Что значит ответственность, почему я не должен отвечать за то, что я развелся с кем-то и теперь у нас тяжелые отношения? Я должен отвечать за это, но я не должен это нести в пространство, просто потому что она женщина, она мать моих детей, потому что мужчина не может делать плохо женщине, а не потому, что это в медиапространстве.
У нас огромное количество специалистов, которые называют себя медиаменеджерами, которые говорят, что на вашем сером приличном фоне, где все хорошо, денег не сделаем, надо это нарушать. На мой взгляд, не надо, я знаю огромное количество людей, которые говорят, что это условия игры, мы нарушаем, мы должны привлекать к себе внимание, это одна сторона. А вторая сторона, насколько ты ответственен перед обществом, если ты думаешь не так, как это общество. Знаменитым делает человека не общество, а что-то другое – талант, удача, а общество платит ему деньги, покупая билеты на спектакли, и поэтому он не должен вступать в конфликт с этим обществом. Очень спорная мысль, так же, как спорная мысль, что государственные деньги, то есть деньги, полученные от налогоплательщиков государством, могут даваться только тем, кто восхваляет это государство. Главное, что я никого не переспорю, я знаю огромное количество спорщиков, которые говорят, что такой-то снял картину про то, что Россия плохая, его любят на Западе, а он это сделал за бюджетные деньги, будь проклят, отрубить руки тем, кто ему давал наши рубли, которые мы отдали в налоги.

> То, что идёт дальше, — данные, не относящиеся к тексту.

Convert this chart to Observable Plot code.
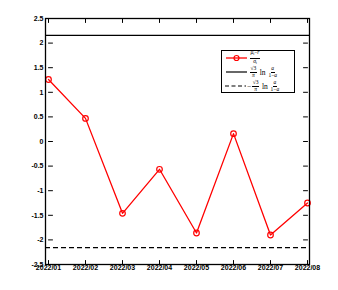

Я не считаю, что это есть обязанность художника, другое дело, художник должен быть готов, что когда он пошел на конфликт с обществом, с продюсером, я недавно был свидетелем, как художник пытался доказать продюсеру, который вложил в картину под миллиард рублей, что он главнее, чем он. Что случилось, как вы думаете? Продюсер просто выгнал его. И художник должен быть к этому готов. Если ты идешь на конфликт, этот конфликт совершенно не обязательно должен кончиться тем, что тебя все расцеловали и сказали, какой ты молодец, как все хорошо. Доводить творческие, идеологические проблемы, которые возникают в жизни любого коллектива, театра, студии, до ситуации, когда нельзя разговаривать, а дальше можно только бить морду, сажать в тюрьму, выгонять из страны, нельзя, это значит, что люди чего-то не умеют. Но, к сожалению, жизнь так устроена, люди не умеют так общаться, чтобы никогда не воевать, люди обязательно общаются, они врут, делают подлости, это вскрывается, начинается мордобой, в отношениях между странами начинается война, это жизнь. Нужно ли эту жизнь вводить в законодательные формы? Наверное, нужно, я считаю, что материться в прямом эфире не нужно, хотя если бы сейчас я выдал пару сентенций по поводу Никиты Кологривого, у вас бы увеличился рейтинг: «Сидит Высоцкий, материт ведущую, давай смотреть». Я считаю, что материться не нужно, художника давить, потому что он думает не так, как большинство, глупо, неконструктивно, насильно мил не будешь, это должен понимать и художник, который материт ведущую в прямом эфире или своих коллег, это риск. Кологривому пока прощают, хотя Бог знает, что с ним будет дальше. И в обратную сторону, государству мочить несогласных неправильно, надо договариваться. Разные люди, разные мнения, я в это верю, и самое сложное – держать равновесие.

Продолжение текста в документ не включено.